Billige Propaganda war schon dem 19. Jahrhundert und seinen Zensur-Opfern nicht fremd. Ein verfolgter und flüchtender Heinrich Heine wusste davon, etwa in der Ballade „Die beiden Grenadiere“, manch garstig ironisch Lied zu singen.

„Lernen Sie Geschichte“, mahnte dieses Festspielprogramm, ohne das aufdringlich auszusprechen. Ganz offensichtlich natürlich in der „Zeit mit Schostakowitsch“ – inklusive Oper „Lady Macbeth von Mzensk“. Diese Reihe war das Zentrum des dramaturgischen „Ankers“ von den „Strategien der Macht“. Heraus gegriffen seien zwei Details.

Die „Sonate für Violine und Klavier G-Dur op. 134“ von Dmitri Schosakowitsch spielten Christian Tetzlaff und Leif Ove Andsnes: „Ein Wozzeck könnte in seinen Alpträumen dazu exerzieren“, schrieb DrehPunktKultur. Das Selbstzitat sei gestattet: „Subversiver kann komponierte Ideologiekritik nicht ausfallen. Ironischer gemeint sind Gattung und Tonart ‚Sonate G-Dur‘ in der ganzen Musikgeschichte nicht.“ - Dennoch muss ein Programm-Macher genau diese Idee haben und genau diese Künstler dafür finden.

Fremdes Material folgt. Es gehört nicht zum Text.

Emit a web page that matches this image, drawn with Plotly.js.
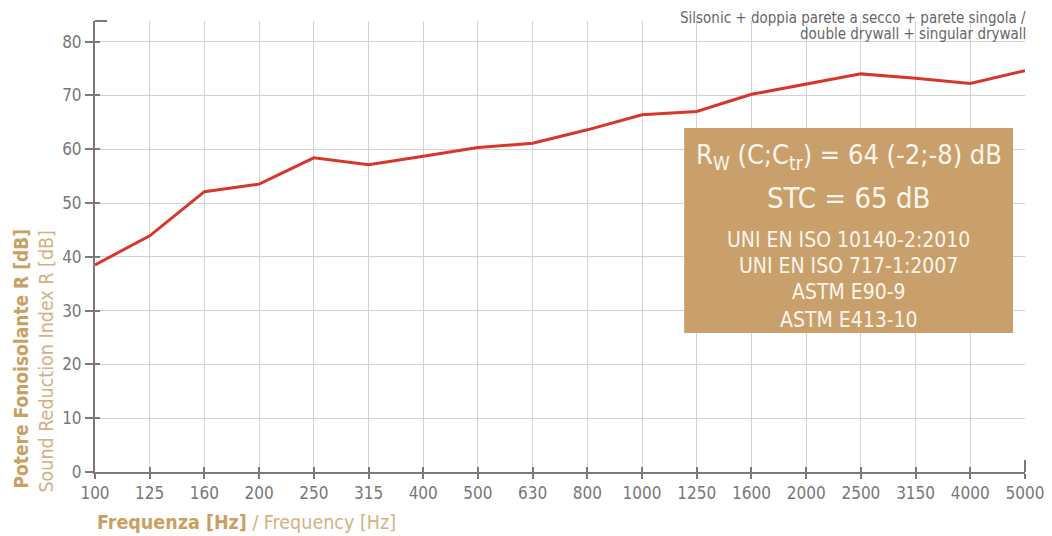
<!DOCTYPE html>
<html>
<head>
<meta charset="utf-8">
<script src="https://cdn.plot.ly/plotly-3.0.1.min.js"></script>
<style>
  html, body { margin: 0; padding: 0; background: #ffffff; }
  #chart { width: 1052px; height: 536px; }
</style>
</head>
<body>
<div id="chart"></div>
<script>
// ---- data ----
var frequencies = ['100','125','160','200','250','315','400','500','630','800','1000','1250','1600','2000','2500','3150','4000','5000'];
var soundReduction = [38.5, 43.9, 52.1, 53.5, 58.4, 57.1, 58.7, 60.3, 61.1, 63.6, 66.4, 67.0, 70.2, 72.1, 74.0, 73.2, 72.2, 74.6];
var yTicks = [0, 10, 20, 30, 40, 50, 60, 70, 80];
var gridFreqs = frequencies.slice(1, frequencies.length - 1);
var legendLines = ['Silsonic + doppia parete a secco + parete singola /', 'double drywall + singular drywall'];
var boxLines = [
  'R<sub>W</sub> (C;C<sub>tr</sub>) = 64 (-2;-8) dB',
  'STC = 65 dB',
  'UNI EN ISO 10140-2:2010',
  'UNI EN ISO 717-1:2007',
  'ASTM E90-9',
  'ASTM E413-10'
];
var yTitleMain = 'Potere Fonoisolante R [dB]';
var yTitleSub = 'Sound Reduction Index R [dB]';
var xTitleMain = 'Frequenza [Hz]';
var xTitleSub = ' / Frequency [Hz]';

// ---- style ----
var FONT = '"Liberation Sans Narrow", "DejaVu Sans Condensed", "Liberation Sans", sans-serif';
var AXIS = '#7a7a7a';
var GRID = '#d2d2d2';
var TAN = '#c9a063';
var TAN_LIGHT = '#d3b184';
var BOX = '#c9a06b';
var BOX_TEXT = '#fbf6ec';

var L = 94.5, R = 27, T = 21, B = 64;
var W = 1052, H = 536;
var pw = W - L - R, ph = H - T - B;
function px(x) { return (x - L) / pw; }
function py(y) { return (H - B - y) / ph; }

var trace = {
  x: frequencies,
  y: soundReduction,
  type: 'scatter',
  mode: 'lines',
  line: { color: '#d7372b', width: 3 },
  hoverinfo: 'x+y',
  showlegend: false
};

var boxSizes = [27, 29, 21, 21, 21, 21];
var boxY = [157, 198, 240, 266, 292, 320];
var annotations = [];
for (var i = 0; i < boxLines.length; i++) {
  annotations.push({
    xref: 'paper', yref: 'paper',
    x: px(848.5), y: py(boxY[i]),
    xanchor: 'center', yanchor: 'middle',
    text: boxLines[i], showarrow: false,
    font: { family: FONT, size: boxSizes[i], color: BOX_TEXT }
  });
}
var legY = [18, 34];
for (var j = 0; j < legendLines.length; j++) {
  annotations.push({
    xref: 'paper', yref: 'paper',
    x: px(1028), y: py(legY[j]),
    xanchor: 'right', yanchor: 'middle',
    text: legendLines[j], showarrow: false,
    font: { family: FONT, size: 15, color: '#666666' }
  });
}
annotations.push({
  xref: 'paper', yref: 'paper',
  x: px(20), y: py(359), xanchor: 'center', yanchor: 'middle',
  textangle: -90, showarrow: false,
  text: '<b>' + yTitleMain + '</b>',
  font: { family: FONT, size: 19, color: TAN }
});
annotations.push({
  xref: 'paper', yref: 'paper',
  x: px(45), y: py(362), xanchor: 'center', yanchor: 'middle',
  textangle: -90, showarrow: false,
  text: yTitleSub,
  font: { family: FONT, size: 19.5, color: TAN_LIGHT }
});
annotations.push({
  xref: 'paper', yref: 'paper',
  x: px(95), y: py(522), xanchor: 'left', yanchor: 'middle',
  showarrow: false,
  text: '<b><span style="color:' + TAN + '">' + xTitleMain + '</span></b><span style="color:' + TAN_LIGHT + '">' + xTitleSub + '</span>',
  font: { family: FONT, size: 19.5, color: TAN }
});

var layout = {
  width: W, height: H,
  margin: { l: L, r: R, t: T, b: B, pad: 0 },
  paper_bgcolor: '#ffffff',
  plot_bgcolor: '#ffffff',
  showlegend: false,
  font: { family: FONT, color: AXIS },
  xaxis: {
    type: 'category',
    categoryorder: 'array', categoryarray: frequencies,
    range: [0, frequencies.length - 1],
    showline: true, linecolor: AXIS, linewidth: 2,
    ticks: 'outside', ticklen: 5, tickwidth: 2, tickcolor: AXIS,
    showgrid: false, zeroline: false,
    tickfont: { family: FONT, size: 17, color: '#777777' },
    fixedrange: true
  },
  xaxis2: {
    type: 'category',
    categoryorder: 'array', categoryarray: frequencies,
    range: [0, frequencies.length - 1],
    overlaying: 'x', anchor: 'y',
    tickmode: 'array', tickvals: gridFreqs,
    showline: false, showticklabels: false,
    ticks: 'inside', ticklen: 5, tickwidth: 2, tickcolor: AXIS,
    showgrid: true, gridcolor: GRID, gridwidth: 1,
    zeroline: false, fixedrange: true, layer: 'below traces'
  },
  yaxis: {
    range: [0, (H - B - T) / 5.38],
    tickmode: 'array', tickvals: yTicks,
    showline: true, linecolor: AXIS, linewidth: 2,
    ticks: 'outside', ticklen: 8, tickwidth: 2, tickcolor: AXIS,
    showgrid: true, gridcolor: GRID, gridwidth: 1,
    zeroline: false,
    tickfont: { family: FONT, size: 17, color: '#777777' },
    fixedrange: true
  },
  yaxis2: {
    range: [0, (H - B - T) / 5.38],
    overlaying: 'y', anchor: 'x',
    tickmode: 'array', tickvals: yTicks,
    showline: false, showticklabels: false,
    ticks: 'inside', ticklen: 5, tickwidth: 2, tickcolor: AXIS,
    showgrid: false, zeroline: false, fixedrange: true
  },
  shapes: [
    { type: 'rect', xref: 'paper', yref: 'paper',
      x0: px(684), x1: px(1013), y0: py(333), y1: py(128),
      fillcolor: BOX, line: { width: 0 }, layer: 'above' },
    { type: 'line', xref: 'paper', yref: 'paper',
      x0: 0, x1: 12 / pw, y0: 1, y1: 1,
      line: { color: AXIS, width: 2 } },
    { type: 'line', xref: 'paper', yref: 'paper',
      x0: 1, x1: 1, y0: 0, y1: 12 / ph,
      line: { color: AXIS, width: 2 } }
  ],
  annotations: annotations
};

var ghost = { x: [], y: [], xaxis: 'x2', yaxis: 'y2', type: 'scatter', hoverinfo: 'skip', showlegend: false };

Plotly.newPlot('chart', [ghost, trace], layout, { displayModeBar: false, staticPlot: true });
</script>
</body>
</html>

Fast noch eindrucksvoller, weil von Markus Hinterhäuser und seinem Konzertchef Florian Wiegand ein „Debütant“ dafür gefunden wurde: Der Pianist Igor Levit war zweimal zu erleben, mit den „24 Präludien und Fugen“ von Dmitri Schosakowitsch und in einem exemplarisch „politischen“ Abend zusammen mit Dörte Lyssewski und dem Klangforum Wien. Eine bittere Abrechnung mit vergangener Macht und Größe ist die „Ode to Napoleon Buonaparte“ von Arnold Schönberg auf den gleichnamigen Text von Lord Byron. Gleichsam „Ton in Ton“ damit einher gehen Beethovens „Eroica-Variationen“. Und Frederic Rzewskis monumentaler Variationszyklus „The People United Will Never Be Defeated” über ein chilenische Revolutionslied ist das internationale „Markenzeichen“ des Salzburg-Debütanten Igor Levit.

Strategischer und eindrücklicher kann man einen Anker wie „Strategien der Macht“ nicht setzen, klüger den Kreuzer „Festspiele“ nicht verankern.